— Records from a data source —
◆ ◆ ◆ ◆ ◆
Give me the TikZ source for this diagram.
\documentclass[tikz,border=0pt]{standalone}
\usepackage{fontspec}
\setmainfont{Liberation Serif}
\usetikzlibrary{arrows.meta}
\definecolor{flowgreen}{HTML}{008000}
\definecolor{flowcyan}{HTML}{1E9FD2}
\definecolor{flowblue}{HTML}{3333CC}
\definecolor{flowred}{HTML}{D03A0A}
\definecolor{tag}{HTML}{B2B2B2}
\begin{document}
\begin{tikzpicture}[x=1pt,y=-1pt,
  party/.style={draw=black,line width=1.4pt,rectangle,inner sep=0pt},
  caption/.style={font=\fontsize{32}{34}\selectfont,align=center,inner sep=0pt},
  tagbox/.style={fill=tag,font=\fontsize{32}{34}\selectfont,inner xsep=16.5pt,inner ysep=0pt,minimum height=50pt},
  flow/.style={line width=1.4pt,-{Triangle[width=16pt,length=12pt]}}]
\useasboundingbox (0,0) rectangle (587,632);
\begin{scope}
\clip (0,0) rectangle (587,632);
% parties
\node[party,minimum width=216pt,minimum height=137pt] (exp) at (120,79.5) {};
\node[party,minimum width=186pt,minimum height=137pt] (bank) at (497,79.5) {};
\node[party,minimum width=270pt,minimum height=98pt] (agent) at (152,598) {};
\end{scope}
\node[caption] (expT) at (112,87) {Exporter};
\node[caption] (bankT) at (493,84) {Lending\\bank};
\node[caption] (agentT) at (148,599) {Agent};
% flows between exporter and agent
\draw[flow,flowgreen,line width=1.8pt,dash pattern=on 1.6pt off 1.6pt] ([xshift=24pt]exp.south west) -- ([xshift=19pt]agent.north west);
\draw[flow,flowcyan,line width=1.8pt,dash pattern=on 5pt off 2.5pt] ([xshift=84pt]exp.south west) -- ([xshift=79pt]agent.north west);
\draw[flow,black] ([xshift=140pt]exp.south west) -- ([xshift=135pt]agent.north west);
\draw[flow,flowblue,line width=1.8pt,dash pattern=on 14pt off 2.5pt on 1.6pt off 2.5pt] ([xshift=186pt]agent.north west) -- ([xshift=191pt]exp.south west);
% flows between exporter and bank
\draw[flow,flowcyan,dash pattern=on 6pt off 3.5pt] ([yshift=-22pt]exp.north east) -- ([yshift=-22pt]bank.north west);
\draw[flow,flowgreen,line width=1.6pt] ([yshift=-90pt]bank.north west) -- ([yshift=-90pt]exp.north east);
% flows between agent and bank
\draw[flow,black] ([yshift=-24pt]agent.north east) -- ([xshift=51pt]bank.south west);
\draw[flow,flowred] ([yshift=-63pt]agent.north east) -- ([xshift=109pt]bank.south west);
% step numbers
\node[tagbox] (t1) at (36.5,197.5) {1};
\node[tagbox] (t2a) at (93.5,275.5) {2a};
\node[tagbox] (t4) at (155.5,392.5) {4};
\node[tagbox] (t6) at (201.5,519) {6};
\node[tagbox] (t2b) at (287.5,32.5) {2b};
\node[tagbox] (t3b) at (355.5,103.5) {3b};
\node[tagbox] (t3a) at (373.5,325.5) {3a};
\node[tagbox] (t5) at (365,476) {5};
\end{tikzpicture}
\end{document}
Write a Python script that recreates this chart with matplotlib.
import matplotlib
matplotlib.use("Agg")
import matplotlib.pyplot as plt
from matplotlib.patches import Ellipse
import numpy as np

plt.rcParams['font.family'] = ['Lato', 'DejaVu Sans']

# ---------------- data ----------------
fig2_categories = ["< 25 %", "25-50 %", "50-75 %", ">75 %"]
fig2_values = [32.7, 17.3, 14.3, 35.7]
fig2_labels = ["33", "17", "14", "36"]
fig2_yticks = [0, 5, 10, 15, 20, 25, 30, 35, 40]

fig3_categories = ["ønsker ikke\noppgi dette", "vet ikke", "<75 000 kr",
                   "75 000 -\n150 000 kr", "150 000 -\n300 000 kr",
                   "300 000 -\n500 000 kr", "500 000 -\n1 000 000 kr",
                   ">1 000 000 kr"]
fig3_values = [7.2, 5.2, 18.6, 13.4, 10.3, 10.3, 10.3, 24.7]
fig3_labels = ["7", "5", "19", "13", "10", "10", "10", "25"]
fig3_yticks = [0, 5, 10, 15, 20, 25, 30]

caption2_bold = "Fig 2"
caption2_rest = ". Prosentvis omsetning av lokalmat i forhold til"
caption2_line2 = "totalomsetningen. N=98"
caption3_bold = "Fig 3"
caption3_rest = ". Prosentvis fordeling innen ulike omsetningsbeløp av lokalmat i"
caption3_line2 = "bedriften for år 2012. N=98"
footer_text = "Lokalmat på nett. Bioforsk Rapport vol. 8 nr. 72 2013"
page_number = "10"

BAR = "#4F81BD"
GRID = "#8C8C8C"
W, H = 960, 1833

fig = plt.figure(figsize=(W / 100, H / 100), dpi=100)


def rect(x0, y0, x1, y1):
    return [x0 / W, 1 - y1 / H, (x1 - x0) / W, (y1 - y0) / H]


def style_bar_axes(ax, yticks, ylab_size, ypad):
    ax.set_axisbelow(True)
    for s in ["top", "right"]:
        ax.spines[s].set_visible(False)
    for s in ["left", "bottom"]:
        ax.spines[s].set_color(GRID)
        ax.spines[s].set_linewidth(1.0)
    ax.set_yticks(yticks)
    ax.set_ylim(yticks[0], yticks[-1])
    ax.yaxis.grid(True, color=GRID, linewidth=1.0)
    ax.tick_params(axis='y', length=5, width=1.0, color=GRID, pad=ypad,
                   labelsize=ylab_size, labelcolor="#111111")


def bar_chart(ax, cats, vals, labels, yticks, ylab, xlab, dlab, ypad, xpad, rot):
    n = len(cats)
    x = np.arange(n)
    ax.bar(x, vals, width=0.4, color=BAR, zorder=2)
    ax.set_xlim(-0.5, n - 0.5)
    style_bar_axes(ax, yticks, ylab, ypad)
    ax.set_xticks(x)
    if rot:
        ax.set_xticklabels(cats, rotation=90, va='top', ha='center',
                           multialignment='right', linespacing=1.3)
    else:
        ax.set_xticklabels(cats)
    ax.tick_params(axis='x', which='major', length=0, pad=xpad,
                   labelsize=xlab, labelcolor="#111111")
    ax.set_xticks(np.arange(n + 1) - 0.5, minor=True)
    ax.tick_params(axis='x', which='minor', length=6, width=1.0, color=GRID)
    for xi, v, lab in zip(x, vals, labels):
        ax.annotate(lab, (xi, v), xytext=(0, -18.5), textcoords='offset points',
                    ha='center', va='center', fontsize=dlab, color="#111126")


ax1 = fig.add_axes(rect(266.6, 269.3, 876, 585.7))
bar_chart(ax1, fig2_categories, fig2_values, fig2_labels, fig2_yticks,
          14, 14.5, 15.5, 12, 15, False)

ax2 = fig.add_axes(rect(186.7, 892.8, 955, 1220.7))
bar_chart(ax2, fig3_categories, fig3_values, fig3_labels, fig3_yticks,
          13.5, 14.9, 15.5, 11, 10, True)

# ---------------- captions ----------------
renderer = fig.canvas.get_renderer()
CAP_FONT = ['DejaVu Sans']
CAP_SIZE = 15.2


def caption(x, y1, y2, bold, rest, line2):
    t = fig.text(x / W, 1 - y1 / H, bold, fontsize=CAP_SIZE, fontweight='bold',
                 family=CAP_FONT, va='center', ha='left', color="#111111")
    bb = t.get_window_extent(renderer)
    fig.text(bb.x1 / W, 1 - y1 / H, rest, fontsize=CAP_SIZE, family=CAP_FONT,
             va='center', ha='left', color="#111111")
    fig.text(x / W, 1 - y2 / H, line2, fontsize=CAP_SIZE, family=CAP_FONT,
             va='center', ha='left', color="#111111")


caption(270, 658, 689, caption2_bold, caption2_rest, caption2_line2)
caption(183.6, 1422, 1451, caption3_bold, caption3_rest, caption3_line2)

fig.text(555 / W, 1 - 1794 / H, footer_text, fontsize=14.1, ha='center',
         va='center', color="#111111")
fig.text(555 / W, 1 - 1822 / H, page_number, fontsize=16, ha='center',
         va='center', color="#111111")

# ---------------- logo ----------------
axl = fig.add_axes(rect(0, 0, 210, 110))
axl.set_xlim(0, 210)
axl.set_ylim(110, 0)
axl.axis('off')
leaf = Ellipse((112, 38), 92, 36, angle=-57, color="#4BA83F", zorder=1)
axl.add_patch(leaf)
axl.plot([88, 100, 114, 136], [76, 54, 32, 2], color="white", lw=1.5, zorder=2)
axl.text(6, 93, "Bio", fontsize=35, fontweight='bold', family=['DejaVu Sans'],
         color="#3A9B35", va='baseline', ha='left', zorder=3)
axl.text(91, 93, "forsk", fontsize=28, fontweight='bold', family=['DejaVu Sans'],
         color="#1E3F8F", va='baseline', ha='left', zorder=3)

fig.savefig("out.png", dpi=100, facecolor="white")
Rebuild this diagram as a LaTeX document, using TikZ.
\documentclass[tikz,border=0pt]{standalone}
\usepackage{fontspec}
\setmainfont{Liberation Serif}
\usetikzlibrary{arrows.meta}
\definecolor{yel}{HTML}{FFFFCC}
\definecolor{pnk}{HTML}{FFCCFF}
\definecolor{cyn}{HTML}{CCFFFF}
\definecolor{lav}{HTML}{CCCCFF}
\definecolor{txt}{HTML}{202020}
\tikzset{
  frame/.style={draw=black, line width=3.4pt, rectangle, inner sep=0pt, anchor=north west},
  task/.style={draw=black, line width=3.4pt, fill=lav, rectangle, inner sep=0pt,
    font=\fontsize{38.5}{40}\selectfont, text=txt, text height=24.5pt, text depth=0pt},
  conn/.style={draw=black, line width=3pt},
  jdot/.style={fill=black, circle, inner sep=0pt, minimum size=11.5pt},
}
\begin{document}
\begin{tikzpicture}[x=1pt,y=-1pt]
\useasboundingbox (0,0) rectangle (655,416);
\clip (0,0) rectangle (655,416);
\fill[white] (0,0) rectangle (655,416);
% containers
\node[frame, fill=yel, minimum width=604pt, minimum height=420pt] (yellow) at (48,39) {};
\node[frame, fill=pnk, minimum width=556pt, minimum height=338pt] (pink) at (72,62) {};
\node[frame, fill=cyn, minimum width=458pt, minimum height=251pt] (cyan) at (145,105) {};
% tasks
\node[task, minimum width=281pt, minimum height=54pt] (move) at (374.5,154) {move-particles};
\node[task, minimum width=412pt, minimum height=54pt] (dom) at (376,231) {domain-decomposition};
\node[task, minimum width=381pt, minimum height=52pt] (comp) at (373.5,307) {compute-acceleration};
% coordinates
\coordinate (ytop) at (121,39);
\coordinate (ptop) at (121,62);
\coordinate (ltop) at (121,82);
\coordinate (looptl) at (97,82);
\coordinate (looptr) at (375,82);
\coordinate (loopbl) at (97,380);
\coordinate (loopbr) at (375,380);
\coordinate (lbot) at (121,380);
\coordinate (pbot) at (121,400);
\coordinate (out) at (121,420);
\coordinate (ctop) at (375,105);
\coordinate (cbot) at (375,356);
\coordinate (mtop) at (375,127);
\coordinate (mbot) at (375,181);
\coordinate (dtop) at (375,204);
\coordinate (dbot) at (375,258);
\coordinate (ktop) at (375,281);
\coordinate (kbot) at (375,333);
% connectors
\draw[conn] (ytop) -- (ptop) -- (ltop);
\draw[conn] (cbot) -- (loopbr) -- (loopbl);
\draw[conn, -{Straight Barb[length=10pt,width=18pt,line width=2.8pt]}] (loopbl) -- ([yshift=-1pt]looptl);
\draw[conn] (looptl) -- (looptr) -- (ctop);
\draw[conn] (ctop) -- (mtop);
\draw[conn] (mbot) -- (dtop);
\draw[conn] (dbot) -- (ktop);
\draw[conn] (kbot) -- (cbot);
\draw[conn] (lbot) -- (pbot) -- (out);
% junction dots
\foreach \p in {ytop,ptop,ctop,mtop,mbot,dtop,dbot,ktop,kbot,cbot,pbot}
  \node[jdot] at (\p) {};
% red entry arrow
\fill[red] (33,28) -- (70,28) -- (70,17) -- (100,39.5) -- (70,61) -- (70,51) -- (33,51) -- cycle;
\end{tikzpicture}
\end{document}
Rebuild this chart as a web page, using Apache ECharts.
◆ ◆ ◆ ◆ ◆
— Task requirements —
Output, from the data above, the lines from the line with "Write a Python" to the line with "fig3_yticks = [0, 5, 10, 15, 20, 25, 30]" exactly as they stand, both ends included and nothing else.

— Output for this exercise —
Write a Python script that recreates this chart with matplotlib.
import matplotlib
matplotlib.use("Agg")
import matplotlib.pyplot as plt
from matplotlib.patches import Ellipse
import numpy as np

plt.rcParams['font.family'] = ['Lato', 'DejaVu Sans']

# ---------------- data ----------------
fig2_categories = ["< 25 %", "25-50 %", "50-75 %", ">75 %"]
fig2_values = [32.7, 17.3, 14.3, 35.7]
fig2_labels = ["33", "17", "14", "36"]
fig2_yticks = [0, 5, 10, 15, 20, 25, 30, 35, 40]

fig3_categories = ["ønsker ikke\noppgi dette", "vet ikke", "<75 000 kr",
                   "75 000 -\n150 000 kr", "150 000 -\n300 000 kr",
                   "300 000 -\n500 000 kr", "500 000 -\n1 000 000 kr",
                   ">1 000 000 kr"]
fig3_values = [7.2, 5.2, 18.6, 13.4, 10.3, 10.3, 10.3, 24.7]
fig3_labels = ["7", "5", "19", "13", "10", "10", "10", "25"]
fig3_yticks = [0, 5, 10, 15, 20, 25, 30]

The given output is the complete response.